Her shoulders straightened slightly, chin lifting in that subtle defiance I'd found compelling from our first meeting.

"Then tell me."

I took my time answering, swirling the amber liquid in my glass, studying her over its rim.

She looked exhausted—shadows beneath her eyes, a slight pallor to her normally vibrant complexion.

Good.

Let her suffer as I had these past four days, sleep evading me as I replayed her lie again and again, searching for meaning beneath the words.

"Why did you lie to me, Savannah?" I kept my voice even, curious rather than accusatory.

"Not about who called you. I understand panic, impulse. I mean the elaborate fiction you created afterward. The hospital contacts. The donor lists. The details you fabricated to make it plausible."

She flinched, her hand reaching for the back of the sofa as if needing support.

"I don't know," she whispered. "It just... kept growing. One lie building on another until I couldn't stop."

"That's not an answer." I set my glass down with precise control.

"You're too intelligent for mindless snowballing.

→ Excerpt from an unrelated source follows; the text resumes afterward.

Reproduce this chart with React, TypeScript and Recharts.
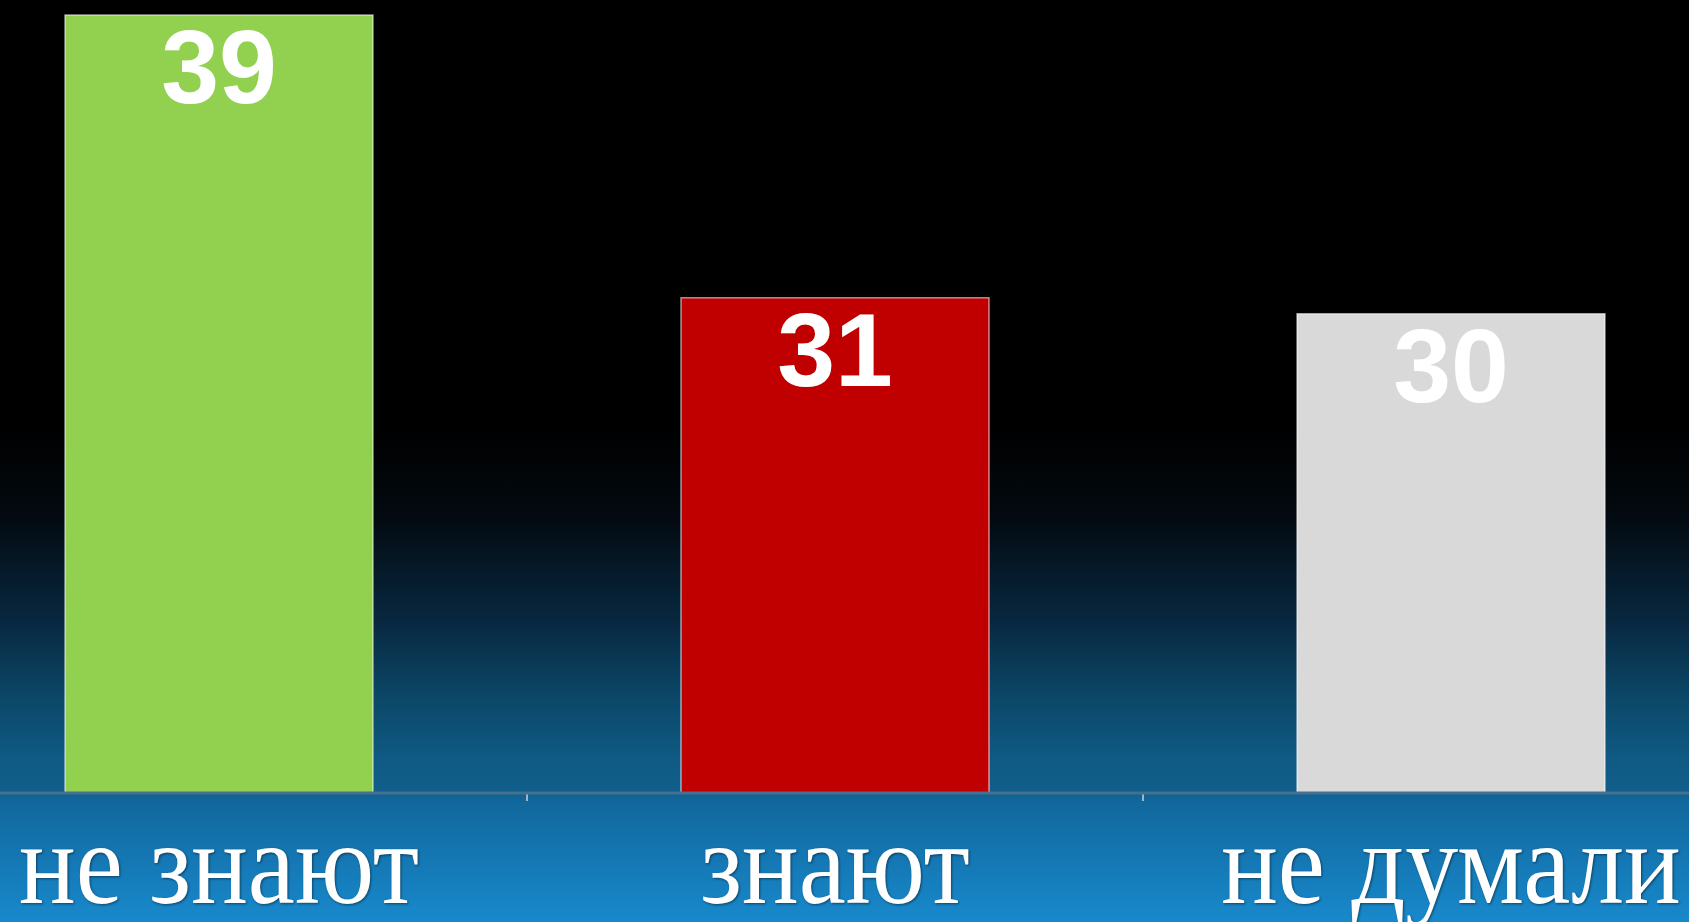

You made deliberate choices with each word."

Her eyes flashed with momentary anger.

"What do you want me to say, Lucas? That I'm a pathological liar? That I've been manipulating you from the beginning? Because neither is true."

"What I want," I said, moving closer, "is the truth. Not more convenient fictions."

The space between us felt charged, dangerous in ways that had nothing to do with desire and everything to do with power—who held it, who surrendered it, who wielded it against whom.

"The truth," she repeated, a bitter smile playing at her lips.

"You want the truth? Fine. I lied because I'm caught between you and your son. Because acknowledging Miles's place in my life meant confronting the ethical disaster we've created. Because every time his name comes up between us, I see something dark in your eyes that terrifies me."

Her words hit with uncomfortable precision, targeting vulnerabilities I'd thought well-hidden.

The possessiveness I felt toward her was primitive, visceral, beneath the sophisticated exterior I presented to the world.

"And what did you see in my eyes at the hospital, Savannah?" I moved closer still, close enough to feel the heat radiating from her body.

"When I realized just how elaborate your deception had been?"

"Disappointment," she whispered, not backing away despite my deliberate invasion of her space.

"Betrayal. And something colder I couldn't name."

"Couldn't? Or wouldn't?"

Her eyes met mine, unflinching despite the tears gathering in their corners.

"Loss," she admitted finally. "I saw the moment you decided I wasn't worth the risk after all."